If Fromm is going to join that elite company, something tells me that’s the type of year he’ll have to have in 2018. Who’s to say he won’t? None of those aforementioned greats started as a true freshman for a team that made it to the National Championship Game. And yeah, having the most prolific running back duo in FBS history helped, but don’t undersell what Fromm did in 2017.

You’ve already heard all of the stats, but just in case you forgot:

  • 24-7 touchdown pass-interception ratio
  • No. 9 in FBS in passing efficiency
  • 9.0 yards per attempt on 62 percent passing
  • 41.6 pass attempts per interception
  • 1.3 sacks taken per game

Those are all remarkable numbers for a true freshman quarterback. Skeptics would point out that Fromm’s cumulative numbers (174.3 passing yards per game on 19.4 attempts) don’t scream “next superstar quarterback,” but can you imagine if Fromm averaged 35 passing attempts per game with that backfield? That wouldn’t make any sense.

Even without Nick Chubb and Sony Michel, Georgia’s backfield looks loaded for years to come. While I do expect Jim Chaney to ramp up Fromm’s role in the offense — he did much more later in the season — I don’t think we’ll ever see a scenario in which Fromm averages 39 passing attempts per game in a season like Watson did in 2016.

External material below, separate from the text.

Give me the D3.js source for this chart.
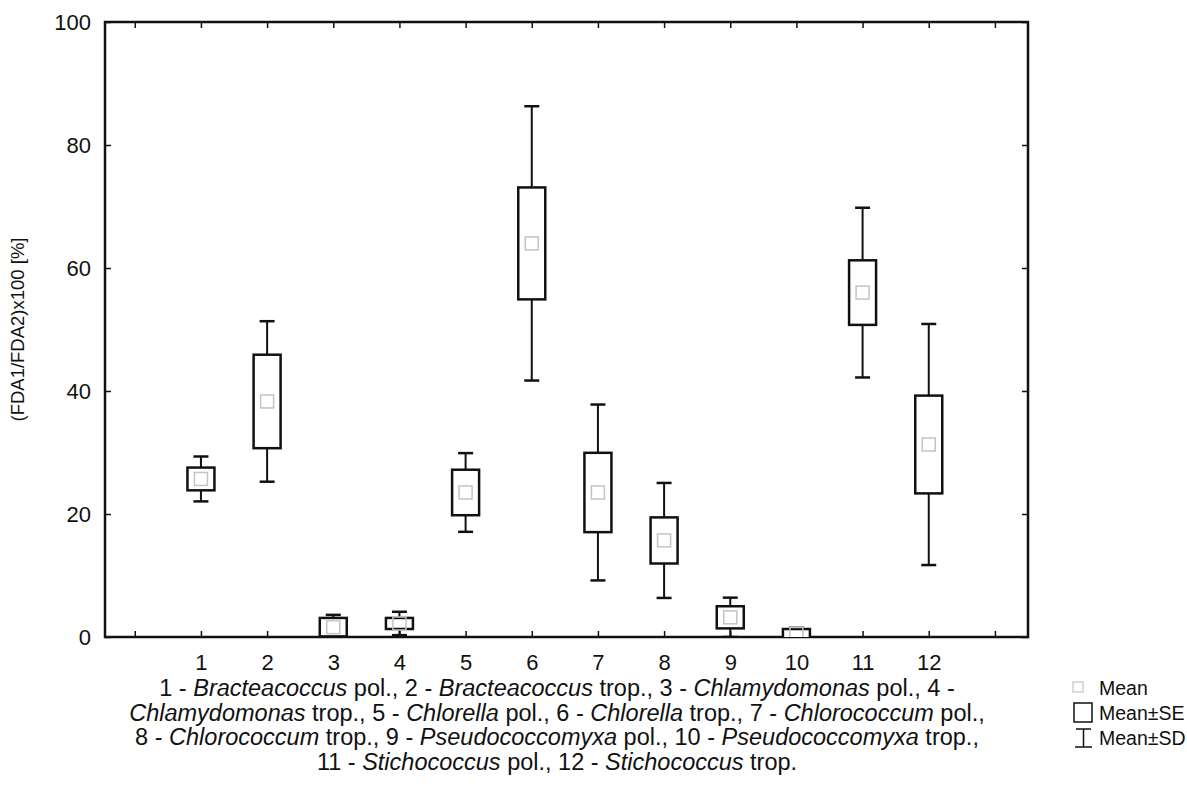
<!DOCTYPE html>
<html>
<head>
<meta charset="utf-8">
<script src="https://cdn.jsdelivr.net/npm/d3@7"></script>
<style>
  body { margin: 0; background: #fff; }
  svg { font-family: "Liberation Sans", Arial, sans-serif; }
</style>
</head>
<body>
<div id="chart"></div>
<script>
// groups 1..12, mean / SE / SD
var groups = [1, 2, 3, 4, 5, 6, 7, 8, 9, 10, 11, 12];
var means  = [25.7, 38.3, 1.6, 2.2, 23.5, 64.0, 23.5, 15.7, 3.2, 0.5, 56.0, 31.3];
var ses    = [1.85, 7.6, 1.5, 0.9, 3.7, 9.1, 6.45, 3.75, 1.8, 0.8, 5.25, 7.95];
var sds    = [3.65, 13.05, 2.0, 1.9, 6.4, 22.3, 14.3, 9.35, 3.2, 1.0, 13.8, 19.6];
var yTicks = [0, 20, 40, 60, 80, 100];
var xTicks = d3.range(0, 14);

// caption, [text, italic?]
var caption = [
  [["1 - ", 0], ["Bracteacoccus", 1], [" pol., 2 - ", 0], ["Bracteacoccus", 1], [" trop., 3 - ", 0], ["Chlamydomonas", 1], [" pol., 4 -", 0]],
  [["Chlamydomonas", 1], [" trop., 5 - ", 0], ["Chlorella", 1], [" pol., 6 - ", 0], ["Chlorella", 1], [" trop., 7 - ", 0], ["Chlorococcum", 1], [" pol.,", 0]],
  [["8 - ", 0], ["Chlorococcum", 1], [" trop., 9 - ", 0], ["Pseudococcomyxa", 1], [" pol., 10 - ", 0], ["Pseudococcomyxa", 1], [" trop.,", 0]],
  [["11 - ", 0], ["Stichococcus", 1], [" pol., 12 - ", 0], ["Stichococcus", 1], [" trop.", 0]]
];

var W = 1187, H = 805,
    L = 105, R = 1028, T = 22, B = 637,     // plot frame
    boxW = 27, capW = 15, meanW = 13;

var svg = d3.select("#chart").append("svg")
    .attr("width", W).attr("height", H);

var x = d3.scaleLinear().domain([-0.45, 13.5]).range([L, R]);
var y = d3.scaleLinear().domain([0, 100]).range([B, T]);

// axes, ticks pointing inside
var gB = svg.append("g").attr("transform", "translate(0," + B + ")")
    .call(d3.axisBottom(x).tickValues(xTicks).tickSizeInner(-6).tickSizeOuter(0).tickPadding(17)
        .tickFormat(d => (d >= 1 && d <= 12) ? d : ""));
var gT = svg.append("g").attr("transform", "translate(0," + T + ")")
    .call(d3.axisTop(x).tickValues(xTicks).tickSizeInner(-6).tickSizeOuter(0).tickFormat(""));
var gL = svg.append("g").attr("transform", "translate(" + L + ",0)")
    .call(d3.axisLeft(y).tickValues(yTicks).tickSizeInner(-6).tickSizeOuter(0).tickPadding(14));
var gR = svg.append("g").attr("transform", "translate(" + R + ",0)")
    .call(d3.axisRight(y).tickValues(yTicks).tickSizeInner(-6).tickSizeOuter(0).tickFormat(""));

[gB, gT, gL, gR].forEach(g => {
    g.select(".domain").remove();
    g.selectAll(".tick line").attr("stroke", "#111").attr("stroke-width", 1.5);
    g.selectAll("text").attr("font-size", 22).attr("fill", "#111")
        .attr("font-family", "Liberation Sans, Arial, sans-serif");
});

svg.append("rect")
    .attr("x", L).attr("y", T).attr("width", R - L).attr("height", B - T)
    .attr("fill", "none").attr("stroke", "#111").attr("stroke-width", 2.5);

svg.append("text")
    .attr("transform", "translate(24," + ((T + B) / 2) + ") rotate(-90)")
    .attr("text-anchor", "middle")
    .attr("font-size", 18.5).attr("fill", "#111")
    .text("(FDA1/FDA2)x100 [%]");

// clip so whiskers below 0 stop at the axis
svg.append("clipPath").attr("id", "plotclip")
    .append("rect").attr("x", L).attr("y", T).attr("width", R - L).attr("height", B - T);

var data = groups.map((g, i) => ({ g: g, m: means[i], se: ses[i], sd: sds[i] }));

var boxes = svg.append("g").attr("clip-path", "url(#plotclip)")
    .selectAll("g.box").data(data).enter()
    .append("g").attr("class", "box");

// whiskers
boxes.append("line")
    .attr("x1", d => x(d.g)).attr("x2", d => x(d.g))
    .attr("y1", d => y(d.m + d.sd)).attr("y2", d => y(d.m - d.sd))
    .attr("stroke", "#111").attr("stroke-width", 2);
boxes.append("line")
    .attr("x1", d => x(d.g) - capW / 2).attr("x2", d => x(d.g) + capW / 2)
    .attr("y1", d => y(d.m + d.sd)).attr("y2", d => y(d.m + d.sd))
    .attr("stroke", "#111").attr("stroke-width", 2.5);
boxes.append("line")
    .attr("x1", d => x(d.g) - capW / 2).attr("x2", d => x(d.g) + capW / 2)
    .attr("y1", d => y(d.m - d.sd)).attr("y2", d => y(d.m - d.sd))
    .attr("stroke", "#111").attr("stroke-width", 2.5);

// SE box
boxes.append("rect")
    .attr("x", d => x(d.g) - boxW / 2).attr("width", boxW)
    .attr("y", d => y(d.m + d.se)).attr("height", d => y(d.m - d.se) - y(d.m + d.se))
    .attr("fill", "#fff").attr("stroke", "#111").attr("stroke-width", 2.5);

// mean marker
boxes.append("rect")
    .attr("x", d => x(d.g) - meanW / 2).attr("width", meanW)
    .attr("y", d => y(d.m) - meanW / 2).attr("height", meanW)
    .attr("fill", "none").attr("stroke", "#c4c4c4").attr("stroke-width", 1.5);

// caption under the chart
var cap = svg.append("g").attr("fill", "#111").attr("font-size", 23.5);
caption.forEach((line, i) => {
    var t = cap.append("text")
        .attr("x", 557).attr("y", 696 + i * 24.7)
        .attr("text-anchor", "middle");
    line.forEach(p => {
        t.append("tspan").text(p[0]).attr("font-style", p[1] ? "italic" : "normal");
    });
});

// legend
var lg = svg.append("g").attr("fill", "#111").attr("font-size", 19.5);
lg.append("rect").attr("x", 1073).attr("y", 682).attr("width", 10).attr("height", 10)
    .attr("fill", "none").attr("stroke", "#c4c4c4").attr("stroke-width", 1.2);
lg.append("rect").attr("x", 1074).attr("y", 703).attr("width", 18).attr("height", 19)
    .attr("fill", "none").attr("stroke", "#111").attr("stroke-width", 1.5);
lg.append("path").attr("d", "M1076,729H1091M1083.5,729V747M1075,747H1092")
    .attr("fill", "none").attr("stroke", "#111").attr("stroke-width", 1.5);
lg.append("text").attr("x", 1099).attr("y", 695).text("Mean");
lg.append("text").attr("x", 1099).attr("y", 720).text("Mean\u00b1SE");
lg.append("text").attr("x", 1099).attr("y", 745).text("Mean\u00b1SD");
</script>
</body>
</html>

So does that limit Fromm’s upside? Statistically speaking, probably. Fromm might always be viewed as an AJ McCarron-type player. Win a ton of games, make smart decisions, be extremely efficient and have people constantly debating how good he is because of the championship-caliber team he plays on.

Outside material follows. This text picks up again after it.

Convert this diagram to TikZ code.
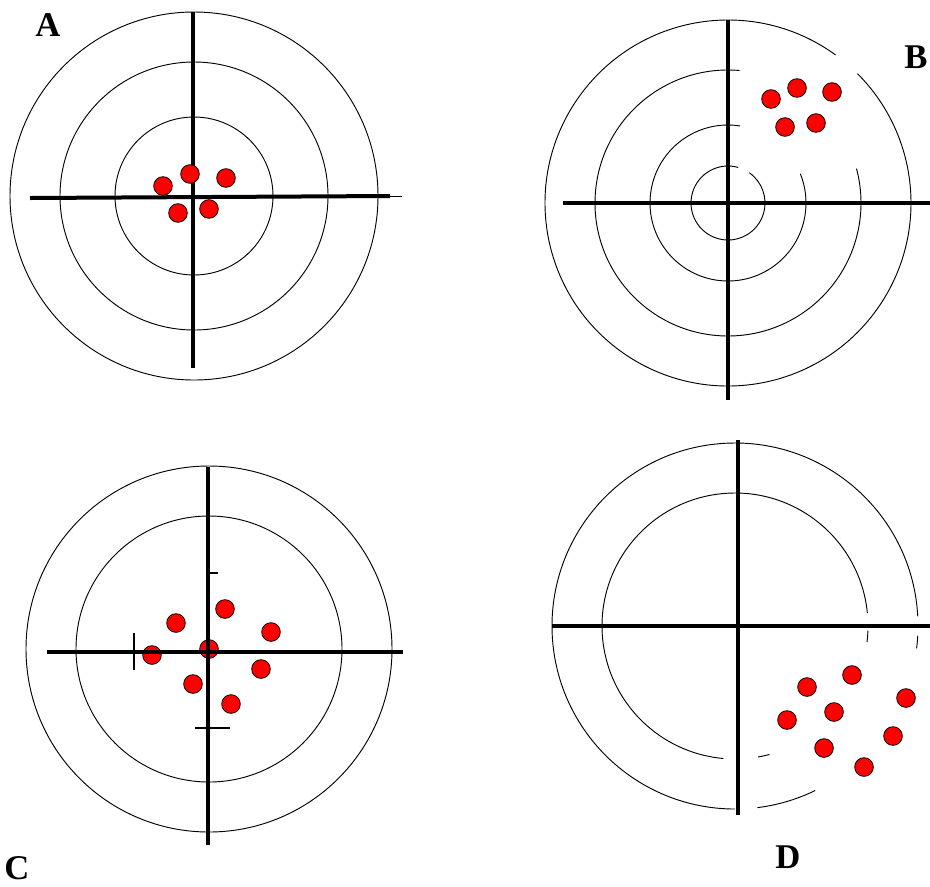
\documentclass[tikz,border=0pt]{standalone}
\usepackage{fontspec}
\setmainfont{Liberation Serif}
\begin{document}
\begin{tikzpicture}[x=0.75pt,y=-0.75pt,
  ring/.style={draw=black,line width=0.7pt},
  axis/.style={draw=black,line width=3pt},
  thinaxis/.style={draw=black,line width=0.7pt},
  tick/.style={draw=black,line width=0.8pt},
  shot/.style={circle,fill=red,draw=black,line width=0.6pt,minimum size=14pt,inner sep=0pt},
  lab/.style={font=\fontsize{26}{26}\selectfont\bfseries,inner sep=0pt}]
\useasboundingbox (0,0) rectangle (930,886);
\clip (0,0) rectangle (930,886);

% ---------- Target A ----------
\begin{scope}[shift={(194,196)},yscale=-1]
  \draw[ring] (0,0) circle[radius=184];
  \draw[ring] (0,0) circle[radius=134];
  \draw[ring] (0,0) circle[radius=79];
  \draw[axis] (-1,184) -- (-1,-172);
  \draw[axis] (-164,-2) -- (196,0);
  \draw[thinaxis] (196,0) -- (208,0);
\end{scope}
\node[shot] (a1) at (163,186) {};
\node[shot] (a2) at (190,174) {};
\node[shot] (a3) at (226,178) {};
\node[shot] (a4) at (178,213) {};
\node[shot] (a5) at (209,209) {};
\node[lab] (labA) at (48,25) {A};

% ---------- Target B ----------
\begin{scope}[shift={(728,203)},yscale=-1]
  \draw[ring] (54:183) arc[start angle=54,end angle=405,radius=183];
  \draw[ring] (85:133) arc[start angle=85,end angle=375,radius=133];
  \draw[ring] (81:78) arc[start angle=81,end angle=382,radius=78];
  \draw[ring] (74:37) arc[start angle=74,end angle=415,radius=37];
  \draw[axis] (0,183) -- (0,-197);
  \draw[axis] (-165,0) -- (207,0);
\end{scope}
\node[shot] (b1) at (771,99) {};
\node[shot] (b2) at (797,88) {};
\node[shot] (b3) at (832,92) {};
\node[shot] (b4) at (785,127) {};
\node[shot] (b5) at (816,123) {};
\node[lab] (labB) at (916,57) {B};

% ---------- Target C ----------
\node[shot] (c1) at (152,655) {};
\node[shot] (c2) at (176,623) {};
\node[shot] (c3) at (225,609) {};
\node[shot] (c4) at (271,632) {};
\node[shot] (c5) at (209,649) {};
\node[shot] (c6) at (261,669) {};
\node[shot] (c7) at (193,684) {};
\node[shot] (c8) at (231,704) {};
\begin{scope}[shift={(209,649)},yscale=-1]
  \draw[ring] (0,0) circle[radius=183];
  \draw[ring] (0,0) circle[radius=133];
  \draw[axis] (-1,182) -- (-1,-196);
  \draw[axis] (-162,-3) -- (194,-3);
  \draw[tick] (-3,76) -- (9,76);
  \draw[tick] (-14,-79) -- (21,-79);
  \draw[tick] (-75,16) -- (-75,-21);
\end{scope}
\node[lab] (labC) at (17,868) {C};

% ---------- Target D ----------
\begin{scope}[shift={(735,626)},yscale=-1]
  \draw[ring] (3:183) arc[start angle=3,end angle=270,radius=183];
  \draw[ring] (-3:183) arc[start angle=-3,end angle=-7,radius=183];
  \draw[ring] (-83:183) arc[start angle=-83,end angle=-64,radius=183];
  \draw[ring] (5.6:133) arc[start angle=5.6,end angle=265,radius=133];
  \draw[ring] (-2:133) arc[start angle=-2,end angle=-7,radius=133];
  \draw[ring] (-80:133) arc[start angle=-80,end angle=-75,radius=133];
  \draw[axis] (3,186) -- (3,-189);
  \draw[axis] (-183,0) -- (200,0);
\end{scope}
\node[shot] (d1) at (807,687) {};
\node[shot] (d2) at (852,675) {};
\node[shot] (d3) at (906,698) {};
\node[shot] (d4) at (834,712) {};
\node[shot] (d5) at (787,720) {};
\node[shot] (d6) at (893,736) {};
\node[shot] (d7) at (824,748) {};
\node[shot] (d8) at (864,767) {};
\node[lab] (labD) at (788,857) {D};
\end{tikzpicture}
\end{document}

I think just from an upside perspective as a passer, though, Fromm is more talented than McCarron.

I talked to ESPN analyst/Elite 11 coach Trent Dilfer about Fromm a couple months ago for the Saturday Down South Podcast, and he came up with a much loftier comparison for the Georgia quarterback.

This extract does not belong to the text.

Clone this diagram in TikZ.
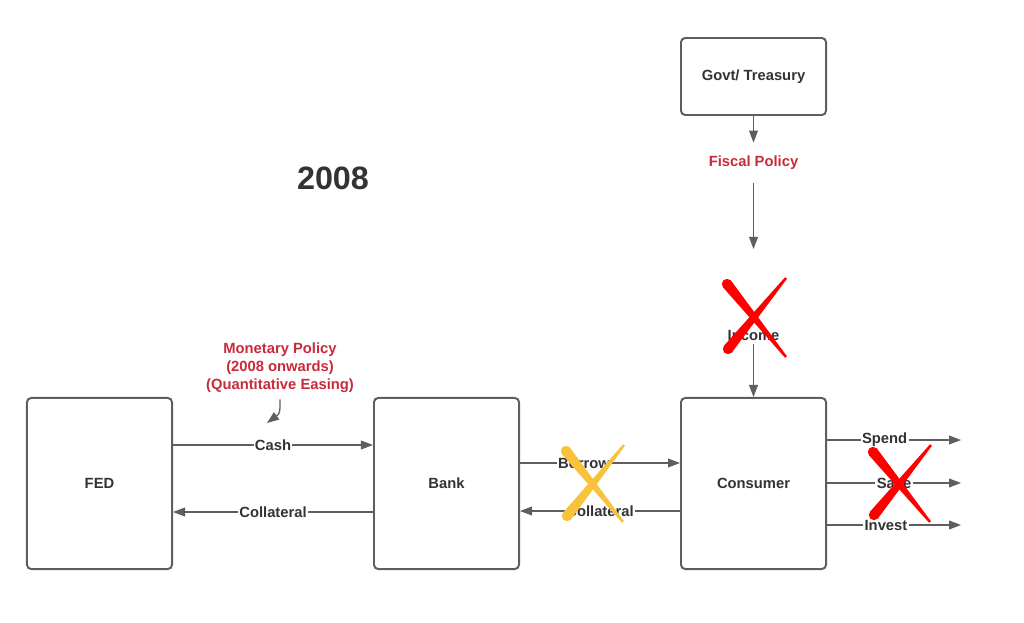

Dilfer went with Drew Brees. As for a college comparison for Fromm, Dilfer picked Baker Mayfield. Really. That’s what kind of potential some see in Fromm.

I thought there was a specific play in the second half of the national championship that confirmed why the sky is still the limit with Fromm. On 3rd-and-11 from their 12-yard line with Alabama bringing pressure, look at the 48-yard throw that Fromm made that resulted in an 80-yard touchdown pass (via Highlight Heaven):

If he can make that kind of a throw in an obvious passing down against the nation’s best defense coached by the best coach in college football history in the national championship, what throw can’t he make?

I mean, my goodness. Don’t tell me that Fromm lacks anything physically to become a special quarterback.

We know the mental makeup is there, too. We knew that from the moment he started his first game at Notre Dame … and won.

I remember 9 months ago when I talked to Fromm’s high school coach, Von Lassiter. I came away from our conversation wondering if Fromm had any flaws. Like, as a human.

“He’s an elite athlete, an elite quarterback, an elite person, an elite competitor, an elite motivator. Everything he does is based on trying to be perfect. You can’t find fault in that,” Lassiter told me in September. “He’s worked extremely hard to learn what they wanted him to learn, and he has proven that he can do that on the field. He’s proven that he can trust his teammates to help him to do that.

“That just came from something God gave him at birth because he’s a different human being.”

So if he checks all the boxes mentally — something Kirby Smart confirmed countless times — and Fromm can make all the throws, he absolutely can be great. Sure, he needs to develop in certain areas. His ability to go through his progressions is the big one, and a quarterback who knows how to make the right adjustments at the line of scrimmage is huge.

But those are the types of things you expect a quarterback to need to improve after Year 1. If that’s still holding Fromm back in Year 2, then that’s going to limit just how great he can be.

Will Fromm become the next great quarterback in college football? I haven’t seen anything to suggest that he won’t be. Passing attempts will hold him back from being the next Watson, and Fromm will never be the rushing threat that Tebow or Manziel were. That much I’m confident in.

Still, Fromm can be great in his own way. Something tells me we’ll get plenty of reminders of that in 2018.